What you should do: Locate every line in the records below that holds the word "this" and return each one.

Task material:

┌────────

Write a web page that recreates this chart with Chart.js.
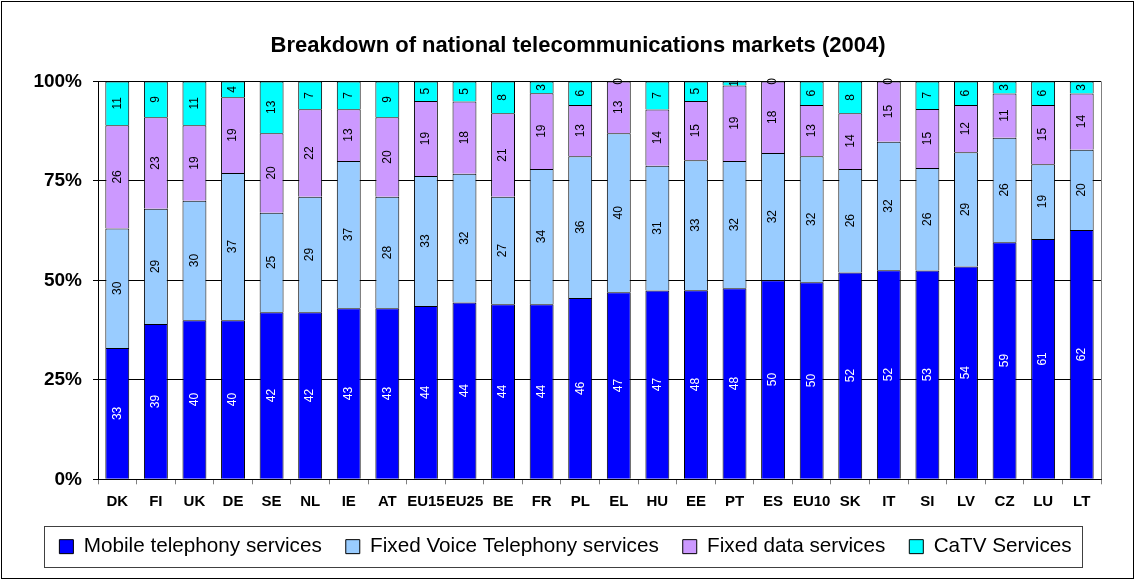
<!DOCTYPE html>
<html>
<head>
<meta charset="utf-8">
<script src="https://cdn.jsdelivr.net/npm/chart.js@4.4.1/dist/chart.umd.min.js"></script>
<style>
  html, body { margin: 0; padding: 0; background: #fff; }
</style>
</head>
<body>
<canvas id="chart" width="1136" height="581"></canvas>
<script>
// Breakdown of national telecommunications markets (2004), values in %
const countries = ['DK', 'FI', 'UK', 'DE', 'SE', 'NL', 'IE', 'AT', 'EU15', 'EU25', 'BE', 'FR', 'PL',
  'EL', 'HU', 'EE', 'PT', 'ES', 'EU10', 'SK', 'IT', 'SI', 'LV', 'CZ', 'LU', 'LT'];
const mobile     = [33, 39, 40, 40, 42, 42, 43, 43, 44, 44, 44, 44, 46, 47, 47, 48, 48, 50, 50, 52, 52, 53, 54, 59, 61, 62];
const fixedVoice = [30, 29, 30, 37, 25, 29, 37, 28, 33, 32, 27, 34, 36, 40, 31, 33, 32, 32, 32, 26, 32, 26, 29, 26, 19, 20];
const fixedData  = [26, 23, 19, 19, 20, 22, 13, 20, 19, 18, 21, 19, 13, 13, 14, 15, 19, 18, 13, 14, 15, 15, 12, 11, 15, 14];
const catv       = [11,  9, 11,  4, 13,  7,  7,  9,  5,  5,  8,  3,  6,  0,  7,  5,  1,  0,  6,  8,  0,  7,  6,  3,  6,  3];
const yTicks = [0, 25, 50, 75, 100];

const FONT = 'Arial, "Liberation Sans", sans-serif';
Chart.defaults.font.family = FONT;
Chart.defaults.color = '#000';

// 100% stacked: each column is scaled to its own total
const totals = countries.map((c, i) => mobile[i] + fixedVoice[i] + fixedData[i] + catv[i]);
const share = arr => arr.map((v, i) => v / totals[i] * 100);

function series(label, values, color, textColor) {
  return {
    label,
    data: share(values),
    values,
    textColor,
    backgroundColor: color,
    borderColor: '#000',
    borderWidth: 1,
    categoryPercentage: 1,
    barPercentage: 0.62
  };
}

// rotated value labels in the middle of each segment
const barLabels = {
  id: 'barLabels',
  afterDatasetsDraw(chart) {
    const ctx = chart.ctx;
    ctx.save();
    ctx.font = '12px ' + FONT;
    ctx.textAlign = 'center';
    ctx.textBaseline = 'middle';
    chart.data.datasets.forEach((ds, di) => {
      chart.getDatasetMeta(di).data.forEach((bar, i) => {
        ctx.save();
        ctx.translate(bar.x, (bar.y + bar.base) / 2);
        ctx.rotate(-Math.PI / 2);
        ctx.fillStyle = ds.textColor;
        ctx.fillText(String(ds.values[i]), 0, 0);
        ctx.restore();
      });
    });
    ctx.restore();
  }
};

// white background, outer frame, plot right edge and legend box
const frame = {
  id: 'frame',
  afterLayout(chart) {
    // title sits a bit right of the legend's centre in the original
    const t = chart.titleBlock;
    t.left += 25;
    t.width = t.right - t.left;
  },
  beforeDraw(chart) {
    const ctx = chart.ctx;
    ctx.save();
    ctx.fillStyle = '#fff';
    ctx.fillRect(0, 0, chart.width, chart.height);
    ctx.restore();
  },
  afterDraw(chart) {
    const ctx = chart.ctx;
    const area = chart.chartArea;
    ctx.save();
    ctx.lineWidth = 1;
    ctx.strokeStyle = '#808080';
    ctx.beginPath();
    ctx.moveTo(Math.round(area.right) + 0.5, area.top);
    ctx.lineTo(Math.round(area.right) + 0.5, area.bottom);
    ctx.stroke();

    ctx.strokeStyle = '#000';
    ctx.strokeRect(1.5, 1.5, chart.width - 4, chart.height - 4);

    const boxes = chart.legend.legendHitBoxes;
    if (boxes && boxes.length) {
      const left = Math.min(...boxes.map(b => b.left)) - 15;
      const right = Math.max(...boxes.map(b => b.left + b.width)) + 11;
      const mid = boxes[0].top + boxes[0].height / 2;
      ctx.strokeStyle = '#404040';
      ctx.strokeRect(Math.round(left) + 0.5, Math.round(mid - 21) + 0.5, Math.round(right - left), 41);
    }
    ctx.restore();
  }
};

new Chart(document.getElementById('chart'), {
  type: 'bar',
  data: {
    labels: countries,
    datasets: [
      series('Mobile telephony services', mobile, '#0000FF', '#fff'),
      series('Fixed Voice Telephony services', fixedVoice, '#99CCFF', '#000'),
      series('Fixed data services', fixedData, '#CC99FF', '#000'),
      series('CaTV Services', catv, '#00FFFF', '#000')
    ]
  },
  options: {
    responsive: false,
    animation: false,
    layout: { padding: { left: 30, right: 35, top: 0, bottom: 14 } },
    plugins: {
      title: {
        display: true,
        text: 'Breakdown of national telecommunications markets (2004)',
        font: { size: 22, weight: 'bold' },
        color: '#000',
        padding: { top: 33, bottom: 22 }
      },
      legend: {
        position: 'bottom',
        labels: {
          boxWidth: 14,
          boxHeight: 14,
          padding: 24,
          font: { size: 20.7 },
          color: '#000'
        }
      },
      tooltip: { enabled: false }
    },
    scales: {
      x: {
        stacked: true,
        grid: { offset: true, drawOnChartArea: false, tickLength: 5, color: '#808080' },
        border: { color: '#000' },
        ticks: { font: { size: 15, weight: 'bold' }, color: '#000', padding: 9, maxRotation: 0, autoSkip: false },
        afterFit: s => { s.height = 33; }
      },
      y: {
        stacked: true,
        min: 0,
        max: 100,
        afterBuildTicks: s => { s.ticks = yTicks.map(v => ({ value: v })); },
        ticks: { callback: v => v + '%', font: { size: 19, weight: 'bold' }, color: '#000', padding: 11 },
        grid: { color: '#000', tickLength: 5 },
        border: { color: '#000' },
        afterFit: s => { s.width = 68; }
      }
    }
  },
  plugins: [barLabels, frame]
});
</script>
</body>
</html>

└────────
┌────────

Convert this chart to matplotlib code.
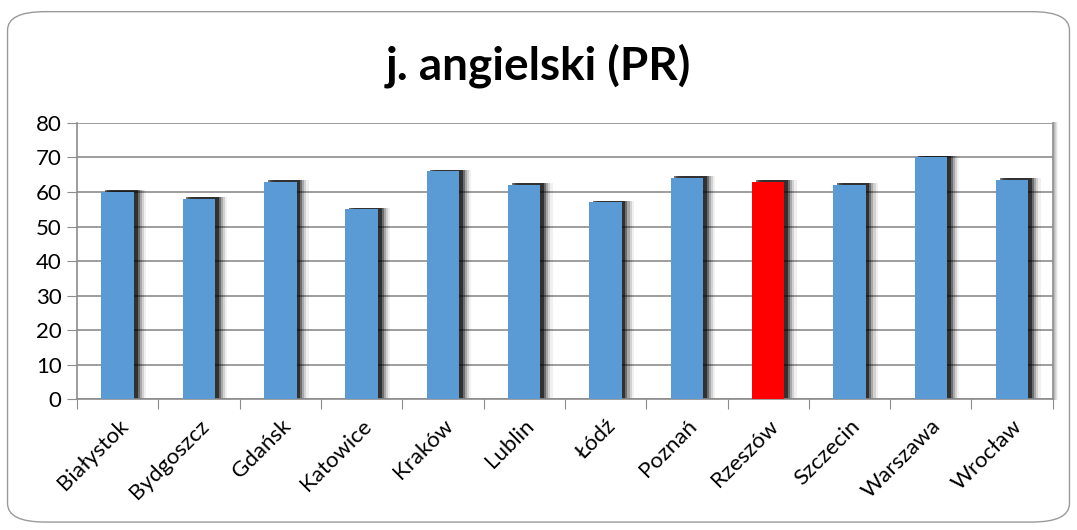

└────────

Exercise response:
Write a web page that recreates this chart with Chart.js.
Convert this chart to matplotlib code.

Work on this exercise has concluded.